Objective: Your output must consist solely of the lines from the "Recreate this image" line through the "FixedLocator, NullLocator, FixedFormatter" line, exactly as written, without images.

>> BEGIN Data rows

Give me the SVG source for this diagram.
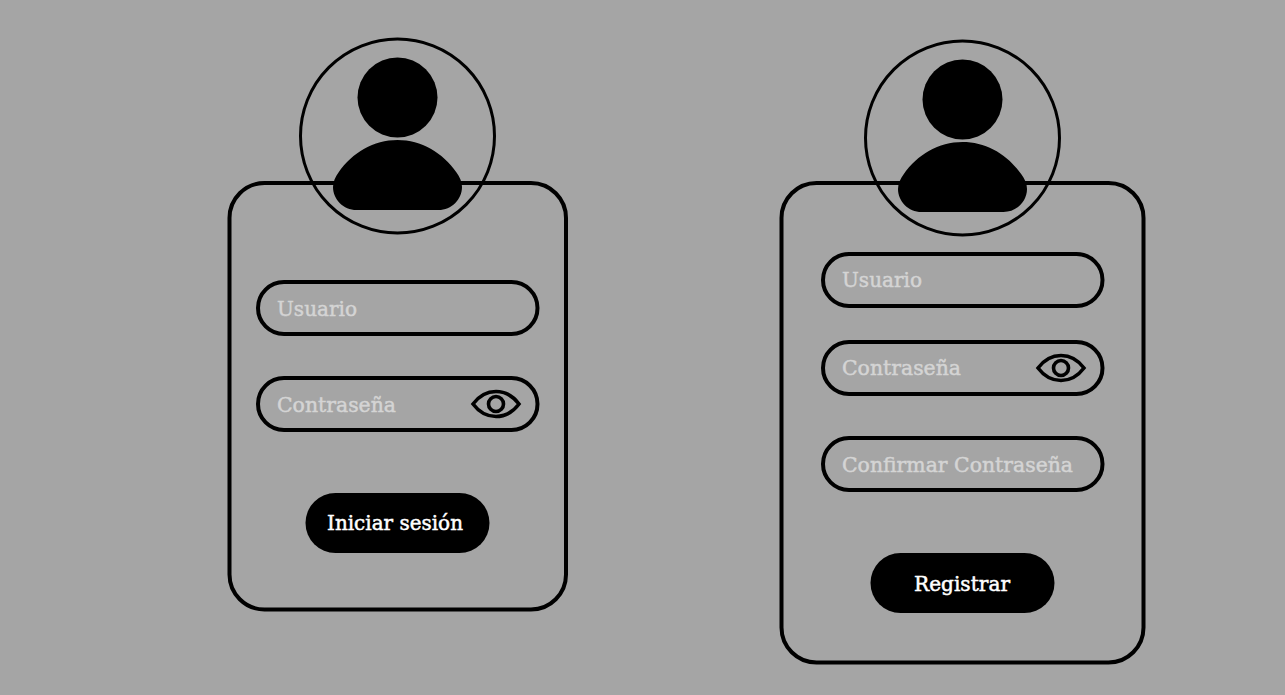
<svg xmlns="http://www.w3.org/2000/svg" width="1285" height="695" viewBox="0 0 1285 695">
<defs>
<style>
.card{fill:none;stroke:#000;stroke-width:4}
.field{fill:none;stroke:#000;stroke-width:4}
.ring{fill:none;stroke:#000;stroke-width:3}
.btn{fill:#000}
text{font-family:"DejaVu Serif","Liberation Serif",serif;font-size:21px;stroke-width:0.5px}
.ph{fill:#d4d4d4;stroke:#d4d4d4}
.lbl{fill:#fff;stroke:#fff}
.eye{fill:none;stroke:#000;stroke-width:3.6}
</style>
<g id="avatar"><circle cx="0" cy="0" r="40" fill="#000"/><path d="M-64.500 89.500C-64.500 84 -62 79 -59 75C-45 55 -24 42.500 0 42.500C24 42.500 45 55 59 75C62 79 64.500 84 64.500 89.500C64.500 102 54 112.500 41 112.500L-41 112.500C-54 112.500 -64.500 102 -64.500 89.500Z" fill="#000"/></g>
<g id="eyeicon"><path class="eye" d="M-23 0C-17 -8 -9 -12.500 0 -12.500C9 -12.500 17 -8 23 0C17 8 9 12.500 0 12.500C-9 12.500 -17 8 -23 0Z"/><circle class="eye" r="7.500"/></g>
</defs>
<rect width="1285" height="695" fill="#a5a5a5"/>
<g id="login">
<rect id="login-card" class="card" x="229.500" y="183" width="336.500" height="426.500" rx="35"/>
<g id="login-avatar"><circle class="ring" cx="397.500" cy="136" r="97"/><use href="#avatar" x="397.500" y="97.500"/></g>
<g id="login-user"><rect class="field" x="258" y="282" width="279.500" height="52" rx="26"/><text class="ph" x="277" y="315.500" textLength="80" lengthAdjust="spacingAndGlyphs">Usuario</text></g>
<g id="login-pass"><rect class="field" x="258" y="378" width="279.500" height="52" rx="26"/><text class="ph" x="277" y="411.500" textLength="119" lengthAdjust="spacingAndGlyphs">Contraseña</text><use href="#eyeicon" x="496" y="404"/></g>
<g id="login-btn"><rect class="btn" x="305.500" y="493" width="184" height="60" rx="30"/><text class="lbl" x="327" y="529.500" textLength="136" lengthAdjust="spacingAndGlyphs">Iniciar sesión</text></g>
</g>
<g id="register">
<rect id="register-card" class="card" x="781.500" y="183" width="362" height="479.500" rx="35"/>
<g id="register-avatar"><circle class="ring" cx="962.500" cy="138" r="97"/><use href="#avatar" x="962.500" y="99.500"/></g>
<g id="register-user"><rect class="field" x="823" y="254" width="279.500" height="52" rx="26"/><text class="ph" x="842" y="287" textLength="80" lengthAdjust="spacingAndGlyphs">Usuario</text></g>
<g id="register-pass"><rect class="field" x="823" y="342" width="279.500" height="52" rx="26"/><text class="ph" x="842" y="375" textLength="119" lengthAdjust="spacingAndGlyphs">Contraseña</text><use href="#eyeicon" x="1061" y="368"/></g>
<g id="register-confirm"><rect class="field" x="823" y="438" width="279.500" height="52" rx="26"/><text class="ph" x="842" y="471.500" textLength="231" lengthAdjust="spacingAndGlyphs">Confirmar Contraseña</text></g>
<g id="register-btn"><rect class="btn" x="870.500" y="553" width="184" height="60" rx="30"/><text class="lbl" x="914" y="590.500" textLength="96" lengthAdjust="spacingAndGlyphs">Registrar</text></g>
</g>
<g id="connectors"/>
</svg>
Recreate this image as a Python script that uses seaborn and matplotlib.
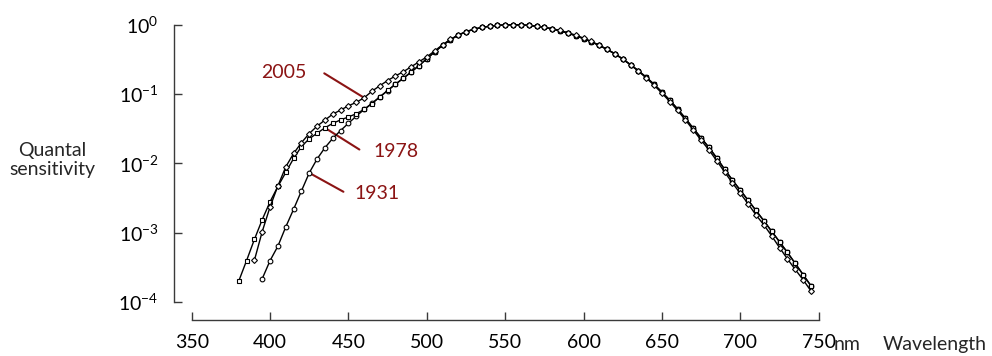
import matplotlib
matplotlib.use("Agg")
import matplotlib.pyplot as plt
import numpy as np
import pandas as pd
import seaborn as sns
from matplotlib.ticker import FixedLocator, NullLocator, FixedFormatter

# ---------------- data ----------------
wl_1931 = list(range(395, 750, 5))
v_1931 = [
    0.000217, 0.000396, 0.00064, 0.00121, 0.00218, 0.004, 0.0073, 0.0116, 0.01684, 0.023,      # 395-440
    0.0298, 0.038, 0.048, 0.06, 0.0739, 0.09098, 0.1126, 0.13902, 0.1693, 0.20802,             # 445-490
    0.2586, 0.323, 0.4073, 0.503, 0.6082, 0.71, 0.7932, 0.862, 0.91485, 0.954,                 # 495-540
    0.9803, 0.99495, 1.0, 0.995, 0.9786, 0.952, 0.9154, 0.87, 0.8163, 0.757,                   # 545-590
    0.6949, 0.631, 0.5668, 0.503, 0.4412, 0.381, 0.321, 0.265, 0.217, 0.175,                   # 595-640
    0.1382, 0.107, 0.0816, 0.061, 0.04458, 0.032, 0.0232, 0.017, 0.01192, 0.00821,             # 645-690
    0.005723, 0.004102, 0.002929, 0.002091, 0.001484, 0.001047, 0.00074, 0.00052, 0.000361, 0.000249,  # 695-740
    0.000172,                                                                                  # 745
]

wl_1978 = list(range(380, 750, 5))
v_1978 = [
    0.0002, 0.00039556, 0.0008, 0.0015457, 0.0028, 0.0046562, 0.0074, 0.011779, 0.0175, 0.022678,   # 380-425
    0.0273, 0.032584, 0.0379, 0.042391, 0.0468, 0.052122, 0.06, 0.072942, 0.09098, 0.11284,          # 430-475
    0.13902, 0.1693, 0.20802, 0.2586, 0.323, 0.4073, 0.503, 0.6082, 0.71, 0.7932,                    # 480-525
    0.862, 0.91485, 0.954, 0.9803, 0.99495, 1.0, 0.995, 0.9786, 0.952, 0.9154,                       # 530-575
    0.87, 0.8163, 0.757, 0.6949, 0.631, 0.5668, 0.503, 0.4412, 0.381, 0.321,                         # 580-625
    0.265, 0.217, 0.175, 0.1382, 0.107, 0.0816, 0.061, 0.04458, 0.032, 0.0232,                       # 630-675
    0.017, 0.01192, 0.00821, 0.005723, 0.004102, 0.002929, 0.002091, 0.001484, 0.001047, 0.00074,    # 680-725
    0.00052, 0.000361, 0.000249, 0.000172,                                                           # 730-745
]

wl_2005 = list(range(390, 750, 5))
v_2005 = [
    0.0004, 0.00104, 0.00236, 0.00475, 0.0089, 0.0139, 0.0199, 0.027, 0.0345, 0.0422,         # 390-435
    0.0514, 0.0588, 0.0678, 0.076, 0.0885, 0.11, 0.132, 0.157, 0.183, 0.21,                   # 440-485
    0.248, 0.292, 0.345, 0.42, 0.515, 0.615, 0.71, 0.795, 0.862, 0.915,                       # 490-535
    0.955, 0.98, 0.995, 1.0, 0.997, 0.983, 0.96, 0.925, 0.88, 0.828,                          # 540-585
    0.77, 0.708, 0.642, 0.575, 0.508, 0.443, 0.38, 0.32, 0.264, 0.214,                        # 590-635
    0.171, 0.134, 0.103, 0.078, 0.058, 0.0423, 0.0303, 0.0216, 0.0156, 0.0109,                # 640-685
    0.0075, 0.0052, 0.0037, 0.0026, 0.0018, 0.0013, 0.0009, 0.00061, 0.00042, 0.000295,       # 690-735
    0.00021, 0.000145,                                                                        # 740-745
]

x_ticks = [350, 400, 450, 500, 550, 600, 650, 700, 750]
x_ticklabels = ["350", "400", "450", "500", "550", "600", "650", "700", "750"]
y_ticks = [1e-4, 1e-3, 1e-2, 1e-1, 1e0]
y_ticklabels = [r"$10^{-4}$", r"$10^{-3}$", r"$10^{-2}$", r"$10^{-1}$", r"$10^{0}$"]

years = ["1931", "1978", "2005"]
markers = {"1931": "o", "1978": "s", "2005": "D"}
marker_sizes = {"1931": 3.4, "1978": 3.2, "2005": 3.0}

df = pd.concat([
    pd.DataFrame({"wavelength": wl_1931, "sensitivity": v_1931, "year": "1931"}),
    pd.DataFrame({"wavelength": wl_1978, "sensitivity": v_1978, "year": "1978"}),
    pd.DataFrame({"wavelength": wl_2005, "sensitivity": v_2005, "year": "2005"}),
], ignore_index=True)

# ---------------- style ----------------
sns.set_style("ticks")
plt.rcParams["font.family"] = ["Lato", "DejaVu Sans"]
plt.rcParams["mathtext.fontset"] = "custom"
plt.rcParams["mathtext.rm"] = "Lato"
plt.rcParams["mathtext.it"] = "Lato:italic"
plt.rcParams["mathtext.bf"] = "Lato:bold"
plt.rcParams["mathtext.default"] = "regular"

FS = 14
RED = "#8b1414"
SPINE = "#3a3a3a"

fig = plt.figure(figsize=(9.92, 3.56), dpi=100)
W, H = 992, 356
px_per_dec = 69.3
top_log = 0.06
ax_left, ax_right = 191.7, 818.7
ax_bottom_px = 302.0
ax_top_px = ax_bottom_px - (4 + top_log) * px_per_dec
ax = fig.add_axes([ax_left / W, (H - ax_bottom_px) / H,
                   (ax_right - ax_left) / W, (ax_bottom_px - ax_top_px) / H])

for yr in years:
    sub = df[df["year"] == yr]
    sns.lineplot(data=sub, x="wavelength", y="sensitivity", ax=ax,
                 color="black", lw=1.0, marker=markers[yr],
                 markersize=marker_sizes[yr], markerfacecolor="white",
                 markeredgecolor="black", markeredgewidth=0.8,
                 legend=False, clip_on=False, zorder=3)

ax.set_yscale("log")
ax.set_xlim(350, 750)
ax.set_ylim(1e-4, 10 ** top_log)

ax.xaxis.set_major_locator(FixedLocator(x_ticks))
ax.xaxis.set_major_formatter(FixedFormatter(x_ticklabels))
ax.xaxis.set_minor_locator(NullLocator())
ax.yaxis.set_major_locator(FixedLocator(y_ticks))
ax.yaxis.set_major_formatter(FixedFormatter(y_ticklabels))
ax.yaxis.set_minor_locator(NullLocator())

off = 18 * 72 / 100
for side in ["top", "right"]:
    ax.spines[side].set_visible(False)
ax.spines["left"].set_position(("outward", off))
ax.spines["bottom"].set_position(("outward", off))
ax.spines["left"].set_bounds(1e-4, 1.0)
ax.spines["bottom"].set_bounds(350, 750)
for side in ["left", "bottom"]:
    ax.spines[side].set_color(SPINE)
    ax.spines[side].set_linewidth(1.0)

ax.tick_params(axis="both", direction="in", length=6, width=1.0, color=SPINE,
               labelsize=FS, labelcolor="black")
ax.tick_params(axis="x", pad=10)
ax.tick_params(axis="y", pad=11)
ax.set_xlabel("")
ax.set_ylabel("")

# "nm" after the 750 tick label
ax.annotate("nm", xy=(750, 0), xycoords=("data", "axes fraction"),
            xytext=(11.0, -34.6), textcoords="offset points",
            ha="left", va="baseline", fontsize=FS, annotation_clip=False)

fig.text(987 / W, (H - 350) / H, "Wavelength", ha="right", va="baseline", fontsize=FS)
fig.text(52 / W, 1 - 160 / H, "Quantal\nsensitivity", ha="center", va="center",
         fontsize=FS, linespacing=1.1, multialignment="center")

# ---------------- annotations ----------------
series = {"1931": (wl_1931, v_1931), "1978": (wl_1978, v_1978), "2005": (wl_2005, v_2005)}
ann = {
    # year: (wavelength anchor, line offset pt, text offset pt)
    "2005": (460, (-28.7, 17.6), (-57.7, 18.1)),
    "1978": (435, (24.8, -15.6), (51.2, -16.8)),
    "1931": (425, (24.6, -13.6), (48.6, -14.5)),
}
for yr, (w, line_off, text_off) in ann.items():
    wl, vals = series[yr]
    pt = (w, vals[wl.index(w)])
    ax.annotate("", xy=pt, xytext=line_off, textcoords="offset points",
                arrowprops=dict(arrowstyle="-", color=RED, lw=1.5,
                                shrinkA=0, shrinkB=0), zorder=2)
    ax.annotate(yr, xy=pt, xytext=text_off, textcoords="offset points",
                ha="center", va="center", color=RED, fontsize=FS)

fig.savefig("out.png", dpi=100)
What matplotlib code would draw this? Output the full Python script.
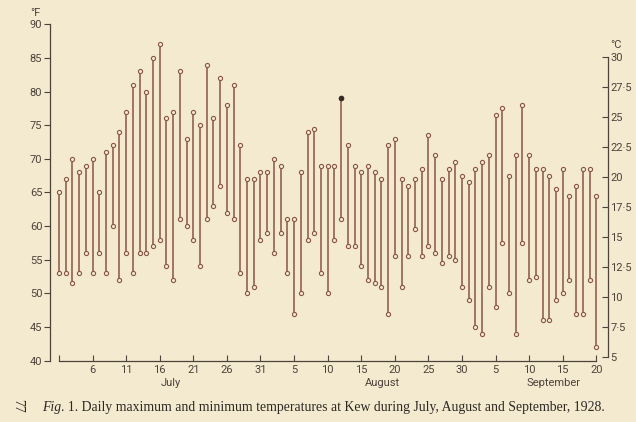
import numpy as np
import matplotlib
matplotlib.use("Agg")
import matplotlib.pyplot as plt
from matplotlib.ticker import FixedLocator, FuncFormatter

# daily max / min temperatures (deg F), 1 Jul -> 20 Sep
t_max = [65, 67, 70, 68, 69, 70, 65, 71, 72, 74, 77, 81, 83, 80, 85, 87,
         76, 77, 83, 73, 77, 75, 84, 76, 82, 78, 81, 72, 67, 67, 68,
         68, 70, 69, 61, 61, 68, 74, 74.5, 69, 69, 69, 79, 72, 69, 68, 69,
         68, 67, 72, 73, 67, 66, 67, 68.5, 73.5, 70.5, 67, 68.5, 69.5, 67.5,
         66.5, 68.5, 69.5, 70.5, 76.5, 77.5, 67.5, 70.5, 78, 70.5, 68.5,
         68.5, 67.5, 65.5, 68.5, 64.5, 66, 68.5, 68.5, 64.5]
t_min = [53, 53, 51.5, 53, 56, 53, 56, 53, 60, 52, 56, 53, 56, 56, 57, 58,
         54, 52, 61, 60, 58, 54, 61, 63, 66, 62, 61, 53, 50, 51, 58,
         59, 56, 59, 53, 47, 50, 58, 59, 53, 50, 58, 61, 57, 57, 54, 52,
         51.5, 51, 47, 55.5, 51, 55.5, 59.5, 55.5, 57, 56, 54.5, 55.5, 55, 51,
         49, 45, 44, 51, 48, 57.5, 50, 44, 57.5, 52, 52.5,
         46, 46, 49, 50, 52, 47, 47, 52, 42]
days = np.arange(1, len(t_max) + 1)
filled_top = [43]  # the one day printed with a solid dot

tick_days = list(range(6, 82, 5))
tick_labels = ["6", "11", "16", "21", "26", "31", "5", "10", "15", "20",
               "25", "30", "5", "10", "15", "20"]
months = ["July", "August", "September"]
month_pos = [17.7, 49.2, 74.6]

bg = "#f3ead0"
ink = "#4d433b"
line_col = "#8a5546"

plt.rcParams['font.family'] = ['Roboto', 'DejaVu Sans']

fig = plt.figure(figsize=(6.36, 4.22), dpi=100, facecolor=bg)
ax = fig.add_axes([0.0786, 0.1453, 0.8774, 0.7971])
ax.set_facecolor(bg)

ax.vlines(days, t_min, t_max, color=line_col, lw=1.1)
ax.plot(days, t_max, 'o', ms=3.0, mfc=bg, mec=line_col, mew=0.8)
ax.plot(days, t_min, 'o', ms=3.0, mfc=bg, mec=line_col, mew=0.8)
idx = np.array(filled_top) - 1
ax.plot(days[idx], np.array(t_max)[idx], 'o', ms=3.0, mfc="#3a2a25", mec="#3a2a25")

ax.set_xlim(-0.34, 82.74)
ax.set_ylim(40, 90)
ax.set_yticks(range(40, 91, 5))
ax.xaxis.set_major_locator(FixedLocator(tick_days))
ax.set_xticklabels(tick_labels)
ax.xaxis.set_minor_locator(FixedLocator([1]))

for s in ['top', 'right']:
    ax.spines[s].set_visible(False)
ax.spines['left'].set_bounds(40, 90)
ax.spines['bottom'].set_bounds(1, 81)
for s in ['left', 'bottom']:
    ax.spines[s].set_color(ink)
    ax.spines[s].set_linewidth(0.9)

ax.tick_params(axis='y', direction='out', length=4, width=0.8, colors=ink,
               labelsize=8, pad=1.5)
ax.tick_params(axis='x', which='both', direction='in', length=4, width=0.8,
               colors=ink, labelsize=8, pad=3)

# Celsius scale on the right
ax2 = ax.twinx()
ax2.set_ylim(4.717, 32.69)
for s in ['top', 'left', 'bottom']:
    ax2.spines[s].set_visible(False)
ax2.spines['right'].set_bounds(5, 30)
ax2.spines['right'].set_color(ink)
ax2.spines['right'].set_linewidth(0.9)
ax2.set_yticks(np.arange(5, 30.1, 2.5))
ax2.yaxis.set_major_formatter(FuncFormatter(
    lambda v, p: "%d" % v if v == int(v) else ("%.1f" % v).replace(".", "\u00b7")))
ax2.tick_params(axis='y', direction='in', length=4, width=0.8, colors=ink,
                labelsize=8, pad=1.5)

ax.text(-0.036, 1.034, "°F", transform=ax.transAxes, ha='left', va='center',
        fontsize=8, color=ink)
ax.text(1.0036, 0.9385, "°C", transform=ax.transAxes, ha='left', va='center',
        fontsize=8, color=ink)

trans = ax.get_xaxis_transform()
for m, x in zip(months, month_pos):
    ax.text(x, -0.066, m, transform=trans, ha='center', va='center',
            fontsize=8, color=ink)

cap = fig.text(0.066, 0.0355, "Fig", ha='left', va='center', fontsize=9.9,
               family='Liberation Serif', style='italic', color="#2e2824")
ax.annotate(". 1. Daily maximum and minimum temperatures at Kew during July, "
            "August and September, 1928.", xy=(1, 0), xycoords=cap,
            ha='left', va='bottom', fontsize=9.9, family='Liberation Serif',
            color="#2e2824", annotation_clip=False)
fig.text(0.027, 0.038, "77", rotation=-90, ha='center', va='center',
         fontsize=10, family='Liberation Serif', color="#2e2824")

fig.savefig("out.png", dpi=100, facecolor=bg)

>> END Data rows

Exercise result:
Recreate this image as a Python script that uses seaborn and matplotlib.
import matplotlib
matplotlib.use("Agg")
import matplotlib.pyplot as plt
import numpy as np
import pandas as pd
import seaborn as sns
from matplotlib.ticker import FixedLocator, NullLocator, FixedFormatter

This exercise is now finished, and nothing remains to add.